Impervious to the urban tide, this writer continues to shower in the open, in exposed disdain, just as the monetary moguls of the UNP did in the bond business. However, his formal and fussy lady implores that he should come to terms with reality and stop showering in the nude where people may see. But he insists, for people to see, they must look. He argues that light travels in a straight line. If you don’t look, you don’t see. At least in stubborn resistance to sensible opinion this writer shares a character trait with the Prime Minister.
That dear reader is the saga of bonds. The Pitipana committee was appointed not to look but to explain. They did not see. They explained. Now we wait for the findings of the Commission of Inquiry.
There is only one way out of the impasse. Our democracy cannot be better or worse than the society that sustains it, in its own fashion.
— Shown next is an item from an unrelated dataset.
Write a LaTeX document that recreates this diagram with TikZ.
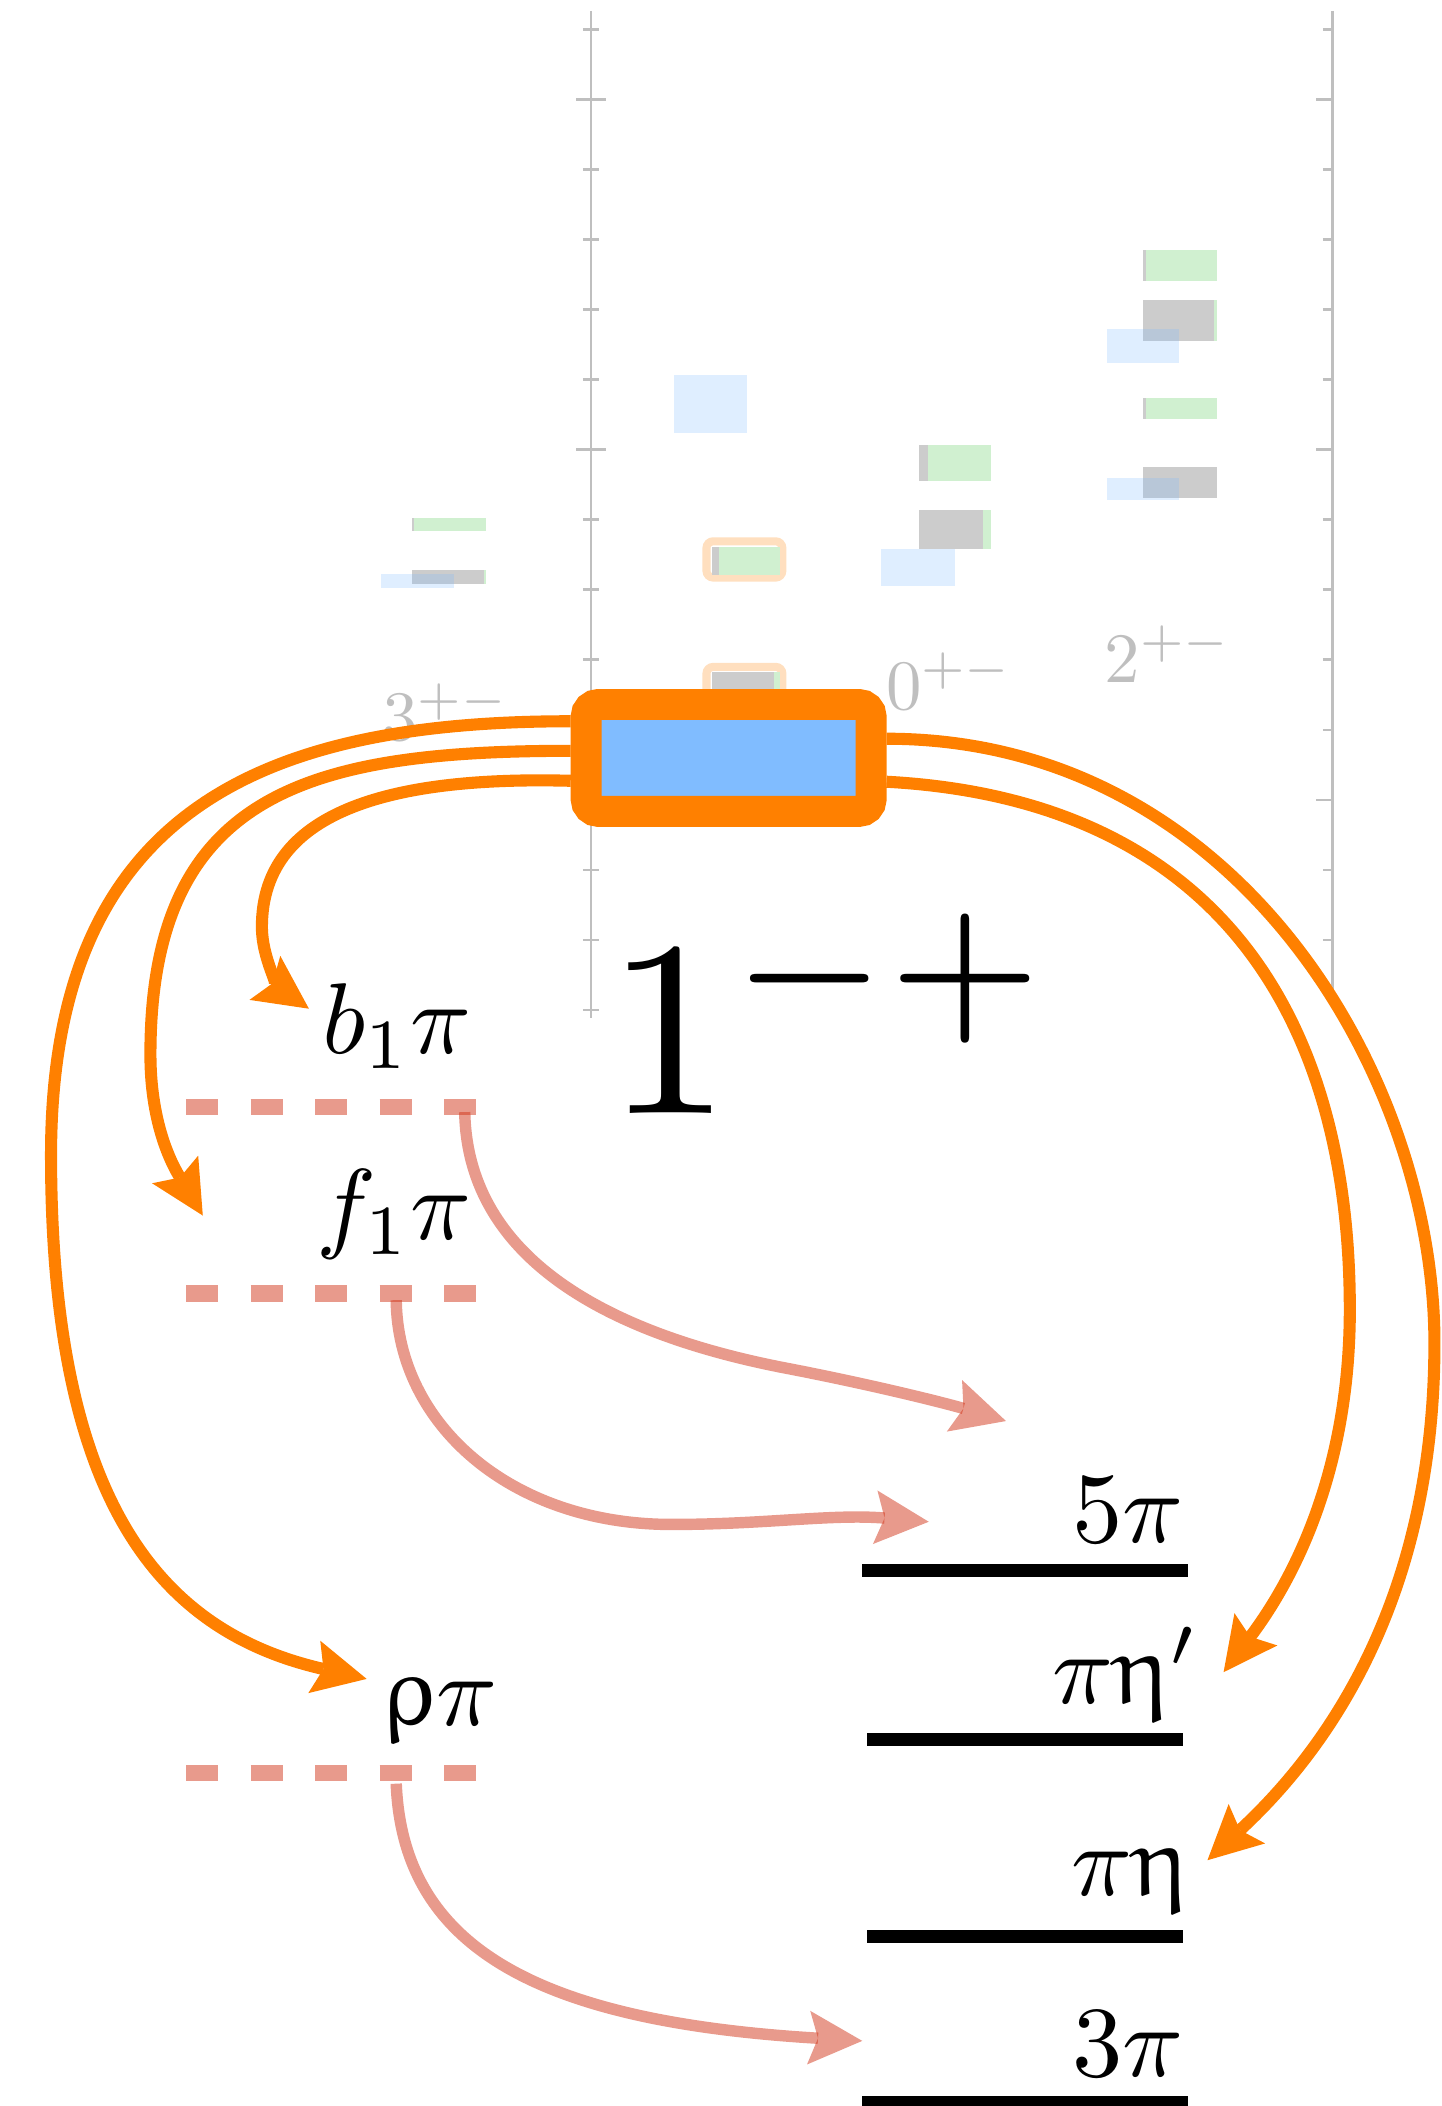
\documentclass[tikz,border=0pt]{standalone}
\usepackage{graphicx}
\usepackage{xcolor}
\usepackage{tikz}
\usetikzlibrary{arrows.meta, positioning}
\DeclareSymbolFont{eulergreek}{U}{eur}{m}{n}
\DeclareMathSymbol{\upeta}{\mathord}{eulergreek}{"11}
\DeclareMathSymbol{\uprho}{\mathord}{eulergreek}{"1A}
\newcommand{\chantext}[1]{\scalebox{2.13}{$#1$}}
\newcommand{\jpctext}[1]{\scalebox{1.5}{$#1$}}
\definecolor{HybOrange}{RGB}{255,128,0}
\definecolor{HybBlue}{RGB}{128,188,255}
\definecolor{LatGreen}{RGB}{208,240,208}
\definecolor{LatGray}{RGB}{204,204,204}
\definecolor{LatRing}{RGB}{255,223,191}
\definecolor{ChanRed}{RGB}{209,53,25}
\definecolor{AxisGray}{RGB}{191,191,191}

\begin{document}
\begin{tikzpicture}[x=0.01cm, y=-0.01cm, >={Stealth[length=0.4cm, width=0.4cm, inset=0.07cm, line width=0pt 0]}]
  \tikzstyle{axisline} = [draw=AxisGray, line width=0.02cm]
  \tikzstyle{latblue} = [fill=HybBlue, fill opacity=0.25]
  \tikzstyle{latring} = [draw=LatRing, line width=0.06cm, rounded corners=0.05cm]
  \tikzstyle{jpclabel} = [inner sep=0pt, text=AxisGray]
  \tikzstyle{hybrid} = [rectangle, draw=HybOrange, fill=HybBlue, line width=0.23cm, rounded corners=0.09cm, minimum width=2.12cm, minimum height=0.795cm, inner sep=0pt, outer sep=0.115cm]
  \tikzstyle{decay} = [inner sep=0pt]
  \tikzstyle{hyb} = [->, draw=HybOrange, line width=0.09cm]
  \tikzstyle{chan} = [->, draw=ChanRed, opacity=0.5, line width=0.085cm]
  \tikzstyle{isobar} = [draw=ChanRed, opacity=0.5, line width=0.12cm, dash pattern=on 0.24cm off 0.24cm]
  \tikzstyle{chanline} = [draw=black, line width=0.095cm]

  \useasboundingbox (0,0) rectangle (1073,1568);

  % Lattice levels
  \fill[LatGray] (307,386) rectangle (308.5,395);
  \fill[LatGreen] (308.5,386) rectangle (362,395);
  \fill[LatGray] (307,424) rectangle (360.5,435);
  \fill[LatGreen] (360.5,424) rectangle (362,435);
  \fill[latblue] (284,427) rectangle (338,438);

  \fill[latblue] (502,279) rectangle (556,322);
  \draw[latring] (526,403) rectangle (582.5,430);
  \fill[LatGray] (530,407) rectangle (535,428);
  \fill[LatGreen] (535,407) rectangle (581,428);
  \draw[latring] (526,496.5) rectangle (582.5,523.5);
  \fill[LatGray] (530,500) rectangle (576,521);
  \fill[LatGreen] (576,500) rectangle (581,521);

  \fill[LatGray] (684,331) rectangle (691,358);
  \fill[LatGreen] (691,331) rectangle (738,358);
  \fill[LatGray] (684,380) rectangle (732,409);
  \fill[LatGreen] (732,380) rectangle (738,409);
  \fill[latblue] (656,409) rectangle (711,436);

  \fill[LatGray] (851,186) rectangle (853,209);
  \fill[LatGreen] (853,186) rectangle (906,209);
  \fill[LatGray] (851,223) rectangle (904,254);
  \fill[LatGreen] (904,223) rectangle (906,254);
  \fill[latblue] (824,245) rectangle (878,270.5);
  \fill[LatGray] (851,296) rectangle (853,312);
  \fill[LatGreen] (853,296) rectangle (906,312);
  \fill[LatGray] (851,348) rectangle (906,371);
  \fill[latblue] (824,356) rectangle (878,372);

  % Axes
  \draw[axisline] (440,8) -- (440,758);
  \draw[axisline] (992,8) -- (992,745);
  \foreach \k in {0,...,14} {
    \pgfmathsetmacro{\ty}{22+52.14*\k}
    \pgfmathsetmacro{\tl}{mod(\k,5)==1 ? 11 : 6}
    \draw[axisline] (440-\tl,\ty) -- (440+\tl,\ty);
    \ifnum\k<14 \draw[axisline] (992-\tl-1,\ty) -- (992,\ty); \fi
  }

  % Quantum numbers
  \node (q3) [jpclabel, anchor=base west] at (284,551) {\jpctext{3^{+-}}};
  \node (q0) [jpclabel, anchor=base west] at (659,528) {\jpctext{0^{+-}}};
  \node (q2) [jpclabel, anchor=base west] at (822,508) {\jpctext{2^{+-}}};

  % Exotic state
  \node (jpc) [hybrid] at (542.5,564.3) {};
  \node (jpcname) [inner sep=0pt, anchor=base west] at (451,829) {\scalebox{5.3}{$1^{-+}$}};

  % Decay channels
  \node (b1pi) [decay, anchor=base east] at (352,784) {\chantext{b_1\pi}};
  \node (f1pi) [decay, anchor=base east] at (352,923) {\chantext{f_1\pi}};
  \node (rhopi) [decay, anchor=base west] at (283,1284.5) {\chantext{\uprho\pi}};
  \node (n5pi) [decay, anchor=base east] at (882,1148.5) {\chantext{5\pi}};
  \node (pietap) [decay, anchor=base east] at (893,1268) {\chantext{\pi\upeta'}};
  \node (pieta) [decay, anchor=base east] at (886,1411) {\chantext{\pi\upeta}};
  \node (n3pi) [decay, anchor=base east] at (882,1546) {\chantext{3\pi}};

  \draw[chanline] (642,1169) -- (884.6,1169);
  \draw[chanline] (645.6,1295) -- (880.7,1295);
  \draw[chanline] (645.6,1442) -- (880.7,1442);
  \draw[chanline] (642,1565) -- (884.6,1565);

  \draw[isobar] (138.5,824) -- (354.5,824);
  \draw[isobar] (138.5,963) -- (354.5,963);
  \draw[isobar] (138.5,1320) -- (354.5,1320);

  % Arrow ends
  \coordinate (b1pi-in) at (230,751);
  \coordinate (f1pi-in) at (151,905);
  \coordinate (rhopi-in) at (273,1250);
  \coordinate (pietap-in) at (911,1245);
  \coordinate (pieta-in) at (899,1385);
  \coordinate (b1pi-out) at (346,828);
  \coordinate (f1pi-out) at (295,968);
  \coordinate (rhopi-out) at (295,1328);
  \coordinate (b1pi-5pi) at (749,1058);
  \coordinate (f1pi-5pi) at (691.5,1133);
  \coordinate (rhopi-3pi) at (642,1519.5);

  % Connections
  \draw[hyb] ([yshift=-0.17cm]jpc.west) .. controls (300,578) and (195,600) .. (195,690) .. controls (195,715) and (210,737) .. (b1pi-in);
  \draw[hyb] ([yshift=0.053cm]jpc.west) .. controls (230,559) and (112,590) .. (112,785) .. controls (112,840) and (130,870) .. (f1pi-in);
  \draw[hyb] ([yshift=0.273cm]jpc.west) .. controls (200,537) and (38,600) .. (38,860) .. controls (38,1120) and (120,1215) .. (rhopi-in);
  \draw[hyb] ([yshift=0.143cm]jpc.east) .. controls (920,550) and (1068,800) .. (1068,1000) .. controls (1068,1200) and (980,1310) .. (pieta-in);
  \draw[hyb] ([yshift=-0.177cm]jpc.east) .. controls (900,595) and (1005,750) .. (1005,975) .. controls (1005,1100) and (960,1180) .. (pietap-in);

  \draw[chan] (b1pi-out) .. controls (348,930) and (440,990) .. (582,1018) .. controls (650,1031) and (705,1045) .. (b1pi-5pi);
  \draw[chan] (f1pi-out) .. controls (296,1060) and (380,1135) .. (500,1135) .. controls (570,1135) and (620,1127) .. (f1pi-5pi);
  \draw[chan] (rhopi-out) .. controls (300,1450) and (400,1505) .. (rhopi-3pi);
\end{tikzpicture}
\end{document}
The Rajapaksa autocracy relied on top-down traditional leadership which we called tyrannical, which it certainly was. The current leadership does not enjoy the luxury of a predictable and stable environment that Gota and Hendavitharane made possible for MR.
The President, who cannot dissolve Parliament, must now request Parliament to dissolve itself. There is a new science called chaos in the field of Physics. The people alone can find a nonlinear exit out of our present chaos. “I am hurt. A plague o’ both your houses! I am sped.”